§ Written exercise
Transcribe the material verbatim in full; the pictures do not belong in the copy.

/---

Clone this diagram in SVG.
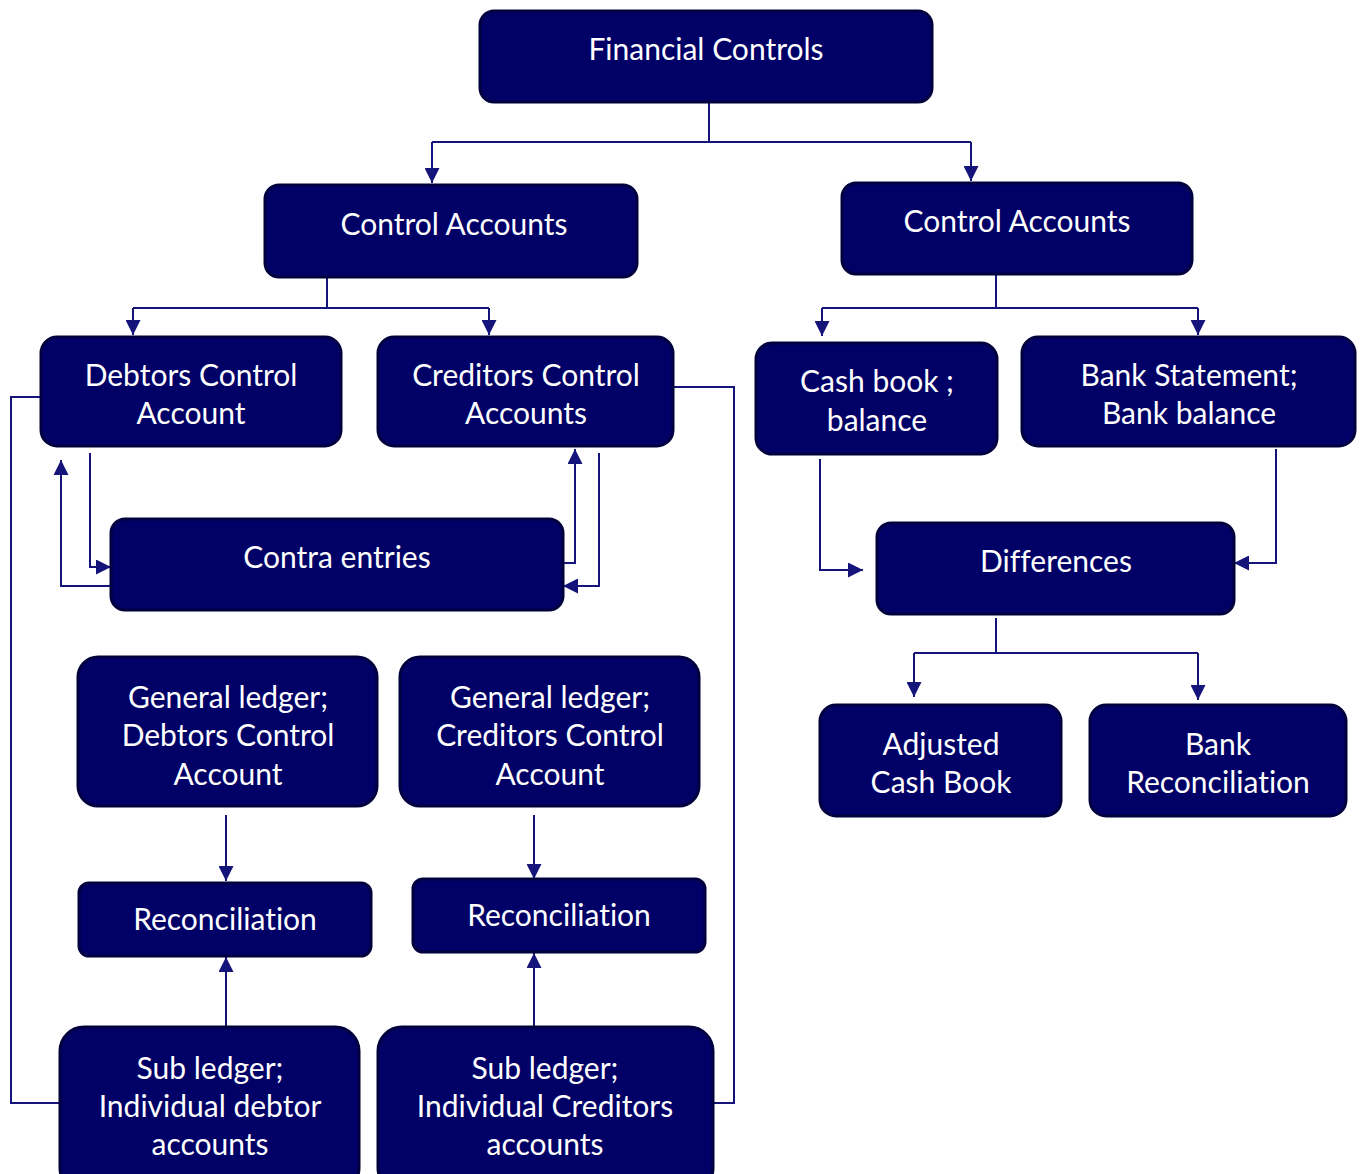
<svg xmlns="http://www.w3.org/2000/svg" width="1363" height="1174" viewBox="0 0 1363 1174">
<defs>
<style>
.n rect{fill:#000066;stroke:#00003f;stroke-width:3}
.n text{fill:#fff;font-family:Lato,"Open Sans","Liberation Sans",sans-serif;font-size:30px;text-anchor:middle;font-variant-ligatures:none}
.c path{fill:none;stroke:#14147a;stroke-width:2}
</style>
<marker id="a" viewBox="0 0 10 10" refX="10" refY="5" markerWidth="15" markerHeight="15" markerUnits="userSpaceOnUse" orient="auto">
<path d="M0,0L10,5L0,10z" fill="#14147a"/>
</marker>
</defs>
<rect width="1363" height="1174" fill="#fff"/>
<g class="c">
<path d="M709,102V142M432,142H971"/>
<path d="M432,142V183" marker-end="url(#a)"/>
<path d="M971,142V181" marker-end="url(#a)"/>
<path d="M327,277V308M133,308H489"/>
<path d="M133,308V335" marker-end="url(#a)"/>
<path d="M489,308V335" marker-end="url(#a)"/>
<path d="M996,274V308M822,308H1198"/>
<path d="M822,308V336" marker-end="url(#a)"/>
<path d="M1198,308V335" marker-end="url(#a)"/>
<path d="M90,453V567H111" marker-end="url(#a)"/>
<path d="M111,586H61V460" marker-end="url(#a)"/>
<path d="M563,563H575V449" marker-end="url(#a)"/>
<path d="M599,453V586H563" marker-end="url(#a)"/>
<path d="M673,387H734V1103H713"/>
<path d="M41,397H11V1103H60"/>
<path d="M820,459V570H863" marker-end="url(#a)"/>
<path d="M1276,449V563H1234" marker-end="url(#a)"/>
<path d="M996,618V653M914,653H1198"/>
<path d="M914,653V697" marker-end="url(#a)"/>
<path d="M1198,653V700" marker-end="url(#a)"/>
<path d="M226,815V881" marker-end="url(#a)"/>
<path d="M226,1027V957" marker-end="url(#a)"/>
<path d="M534,815V879" marker-end="url(#a)"/>
<path d="M534,1027V953" marker-end="url(#a)"/>
</g>
<g id="financial-controls" class="n"><rect x="480" y="11" width="452" height="91" rx="14"/><text x="706" y="60">Financial Controls</text></g>
<g id="control-accounts-left" class="n"><rect x="265" y="185" width="372" height="92" rx="14"/><text x="454" y="235">Control Accounts</text></g>
<g id="control-accounts-right" class="n"><rect x="842" y="183" width="350" height="91" rx="14"/><text x="1017" y="232">Control Accounts</text></g>
<g id="debtors-control" class="n"><rect x="41" y="337" width="300" height="109" rx="16"/><text x="191" y="386">Debtors Control</text><text x="191" y="424">Account</text></g>
<g id="creditors-control" class="n"><rect x="378" y="337" width="295" height="109" rx="16"/><text x="526" y="386">Creditors Control</text><text x="526" y="424">Accounts</text></g>
<g id="cash-book" class="n"><rect x="756" y="343" width="241" height="111" rx="16"/><text x="877" y="392">Cash book ;</text><text x="877" y="431">balance</text></g>
<g id="bank-statement" class="n"><rect x="1022" y="337" width="333" height="109" rx="16"/><text x="1189" y="386">Bank Statement;</text><text x="1189" y="424">Bank balance</text></g>
<g id="contra-entries" class="n"><rect x="111" y="519" width="452" height="91" rx="14"/><text x="337" y="568">Contra entries</text></g>
<g id="differences" class="n"><rect x="877" y="523" width="357" height="91" rx="14"/><text x="1056" y="572">Differences</text></g>
<g id="gl-debtors" class="n"><rect x="78" y="657" width="299" height="149" rx="20"/><text x="228" y="708">General ledger;</text><text x="228" y="746">Debtors Control</text><text x="228" y="785">Account</text></g>
<g id="gl-creditors" class="n"><rect x="400" y="657" width="299" height="149" rx="20"/><text x="550" y="708">General ledger;</text><text x="550" y="746">Creditors Control</text><text x="550" y="785">Account</text></g>
<g id="adjusted-cash-book" class="n"><rect x="820" y="705" width="241" height="111" rx="16"/><text x="941" y="755">Adjusted</text><text x="941" y="793">Cash Book</text></g>
<g id="bank-reconciliation" class="n"><rect x="1090" y="705" width="256" height="111" rx="16"/><text x="1218" y="755">Bank</text><text x="1218" y="793">Reconciliation</text></g>
<g id="reconciliation-left" class="n"><rect x="79" y="883" width="292" height="73" rx="10"/><text x="225" y="930">Reconciliation</text></g>
<g id="reconciliation-right" class="n"><rect x="413" y="879" width="292" height="73" rx="10"/><text x="559" y="926">Reconciliation</text></g>
<g id="sub-ledger-debtor" class="n"><rect x="60" y="1027" width="299" height="165" rx="24"/><text x="210" y="1079">Sub ledger;</text><text x="210" y="1117">Individual debtor</text><text x="210" y="1155">accounts</text></g>
<g id="sub-ledger-creditors" class="n"><rect x="378" y="1027" width="335" height="165" rx="24"/><text x="545" y="1079">Sub ledger;</text><text x="545" y="1117">Individual Creditors</text><text x="545" y="1155">accounts</text></g>
</svg>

\---

§ The result
Clone this diagram in SVG.
<svg xmlns="http://www.w3.org/2000/svg" width="1363" height="1174" viewBox="0 0 1363 1174">
<defs>
<style>
.n rect{fill:#000066;stroke:#00003f;stroke-width:3}
.n text{fill:#fff;font-family:Lato,"Open Sans","Liberation Sans",sans-serif;font-size:30px;text-anchor:middle;font-variant-ligatures:none}
.c path{fill:none;stroke:#14147a;stroke-width:2}
</style>
<marker id="a" viewBox="0 0 10 10" refX="10" refY="5" markerWidth="15" markerHeight="15" markerUnits="userSpaceOnUse" orient="auto">
<path d="M0,0L10,5L0,10z" fill="#14147a"/>
</marker>
</defs>
<rect width="1363" height="1174" fill="#fff"/>
<g class="c">
<path d="M709,102V142M432,142H971"/>
<path d="M432,142V183" marker-end="url(#a)"/>
<path d="M971,142V181" marker-end="url(#a)"/>
<path d="M327,277V308M133,308H489"/>
<path d="M133,308V335" marker-end="url(#a)"/>
<path d="M489,308V335" marker-end="url(#a)"/>
<path d="M996,274V308M822,308H1198"/>
<path d="M822,308V336" marker-end="url(#a)"/>
<path d="M1198,308V335" marker-end="url(#a)"/>
<path d="M90,453V567H111" marker-end="url(#a)"/>
<path d="M111,586H61V460" marker-end="url(#a)"/>
<path d="M563,563H575V449" marker-end="url(#a)"/>
<path d="M599,453V586H563" marker-end="url(#a)"/>
<path d="M673,387H734V1103H713"/>
<path d="M41,397H11V1103H60"/>
<path d="M820,459V570H863" marker-end="url(#a)"/>
<path d="M1276,449V563H1234" marker-end="url(#a)"/>
<path d="M996,618V653M914,653H1198"/>
<path d="M914,653V697" marker-end="url(#a)"/>
<path d="M1198,653V700" marker-end="url(#a)"/>
<path d="M226,815V881" marker-end="url(#a)"/>
<path d="M226,1027V957" marker-end="url(#a)"/>
<path d="M534,815V879" marker-end="url(#a)"/>
<path d="M534,1027V953" marker-end="url(#a)"/>
</g>
<g id="financial-controls" class="n"><rect x="480" y="11" width="452" height="91" rx="14"/><text x="706" y="60">Financial Controls</text></g>
<g id="control-accounts-left" class="n"><rect x="265" y="185" width="372" height="92" rx="14"/><text x="454" y="235">Control Accounts</text></g>
<g id="control-accounts-right" class="n"><rect x="842" y="183" width="350" height="91" rx="14"/><text x="1017" y="232">Control Accounts</text></g>
<g id="debtors-control" class="n"><rect x="41" y="337" width="300" height="109" rx="16"/><text x="191" y="386">Debtors Control</text><text x="191" y="424">Account</text></g>
<g id="creditors-control" class="n"><rect x="378" y="337" width="295" height="109" rx="16"/><text x="526" y="386">Creditors Control</text><text x="526" y="424">Accounts</text></g>
<g id="cash-book" class="n"><rect x="756" y="343" width="241" height="111" rx="16"/><text x="877" y="392">Cash book ;</text><text x="877" y="431">balance</text></g>
<g id="bank-statement" class="n"><rect x="1022" y="337" width="333" height="109" rx="16"/><text x="1189" y="386">Bank Statement;</text><text x="1189" y="424">Bank balance</text></g>
<g id="contra-entries" class="n"><rect x="111" y="519" width="452" height="91" rx="14"/><text x="337" y="568">Contra entries</text></g>
<g id="differences" class="n"><rect x="877" y="523" width="357" height="91" rx="14"/><text x="1056" y="572">Differences</text></g>
<g id="gl-debtors" class="n"><rect x="78" y="657" width="299" height="149" rx="20"/><text x="228" y="708">General ledger;</text><text x="228" y="746">Debtors Control</text><text x="228" y="785">Account</text></g>
<g id="gl-creditors" class="n"><rect x="400" y="657" width="299" height="149" rx="20"/><text x="550" y="708">General ledger;</text><text x="550" y="746">Creditors Control</text><text x="550" y="785">Account</text></g>
<g id="adjusted-cash-book" class="n"><rect x="820" y="705" width="241" height="111" rx="16"/><text x="941" y="755">Adjusted</text><text x="941" y="793">Cash Book</text></g>
<g id="bank-reconciliation" class="n"><rect x="1090" y="705" width="256" height="111" rx="16"/><text x="1218" y="755">Bank</text><text x="1218" y="793">Reconciliation</text></g>
<g id="reconciliation-left" class="n"><rect x="79" y="883" width="292" height="73" rx="10"/><text x="225" y="930">Reconciliation</text></g>
<g id="reconciliation-right" class="n"><rect x="413" y="879" width="292" height="73" rx="10"/><text x="559" y="926">Reconciliation</text></g>
<g id="sub-ledger-debtor" class="n"><rect x="60" y="1027" width="299" height="165" rx="24"/><text x="210" y="1079">Sub ledger;</text><text x="210" y="1117">Individual debtor</text><text x="210" y="1155">accounts</text></g>
<g id="sub-ledger-creditors" class="n"><rect x="378" y="1027" width="335" height="165" rx="24"/><text x="545" y="1079">Sub ledger;</text><text x="545" y="1117">Individual Creditors</text><text x="545" y="1155">accounts</text></g>
</svg>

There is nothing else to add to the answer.